Axminster’s biggest employer has launched a campaign to promote mental health and wellbeing for its staff.

Axminster Tools and Machinery has held a health awareness week, challenging employees to give each other mutual appreciation and engender a feeling of mental and emotional wellbeing.

Managing director Alan Styles signed a 12-month employer action plan pledge committing the company to changing the way people think and act about mental health in the workplace.

Axminster Tools' human resources (HR) team says it has become increasingly aware of the potential problems which can arise through poor mental health, including stigma and discrimination.

To this end, the company is carrying out a number of initiatives to help tackle 'this significant issue' which it says employers cannot afford to ignore.

Axminster Tools is already working with the Axminster-based charity Arc, which specializes in recovery, through counselling, for people suffering from emotional problems.

Two Arc counselors are available if staff wish to attend workplace counselling sessions.

Meanwhile, most managers have been on a training programme provided by Arc about mental health and all staff will be offered mental health workshops to attend, if they wish.

HR director Jane Boulton said: "As a family company, we want to help encourage openness about mental health and to erase the stigma around this.
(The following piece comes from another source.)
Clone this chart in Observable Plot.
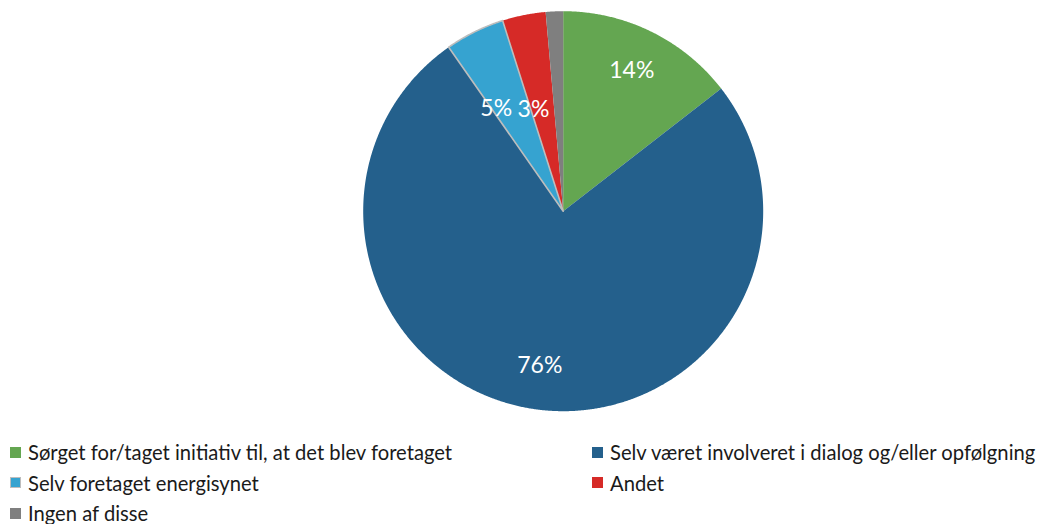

Staff should feel able to disclose their personal experiences and feel more confident about making managers or colleagues aware of their experience."

'Time to Change', the charity which is leading mental health awareness and the force behind the 'pledge', has compiled the following statistics on its website:

* One in four British workers is affected by conditions such as anxiety, depression and stress every year.

* Mental ill-health is the leading cause of sickness absence in the UK.

* Nine out of ten people who experience mental health problems say they face sigma and discrimination which can be even more damaging.

* Some 300,000 people leave their place of work each year due to poor mental health.